Update Date:2020-2-13 16:07:40     Views:411

China company audit

It is quite apparent that the Chinese tax authorities have recently stepped up their efforts on enforcement and collection of corporate taxes.  In fact a few tax audits performed on companies were highly publicized in the media with an aim to increase the overall awareness of the society and to pre-empt taxpayers from engaging in any non-compliance tax practice.

Tax audits are usually carried out by independent tax investigation teams within the tax bureau at the local level or even at provincial level.  Selection is based on certain sampling criteria such as the taxpayer's financial and tax position, level of sales, industry specific, nationality or origin of the parent company, etc.  Another possibility of becoming an audit target is through informer.

How should a taxpayer handle a corporate tax audit?

Tax system in China is complicated by itself and can be quite difficult for foreign investors and individuals to understand it from time to time.  Handling a tax audit in China is even messier.  To start off with, targeted taxpayer should find out what the tax authorities are after.

Corporate tax audit is generally focused on the appropriateness or validity of tax treatments on specific items that may result in a "material" tax impact.  Some of the typical examples are taxability of an income item, the reasonableness of transfer price for related party transactions, the deductibility of material expenditure and the eligibility for preferential tax treatments, etc.  In order to develop an effective strategy for handling the tax audit, it is therefore important to grab precisely the motive and underlying agenda of the tax authorities and to determine what sort of information and documents should be submitted to the officials.

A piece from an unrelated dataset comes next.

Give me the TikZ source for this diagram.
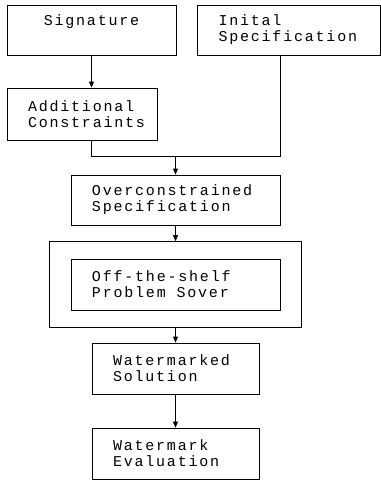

You may require the assistance of tax specialists who have extensive experience in dealing with the China tax officials to help you in preparing for a tax audit and handling queries from the officials.  More significantly, the taxpayer may take a more proactive role in managing its China tax audit risk by performing a tax-risk assessment of the foreign investment enterprise or representative office.  By so doing, the enterprise will be able to identify tax risk areas and correct them before a tax audit.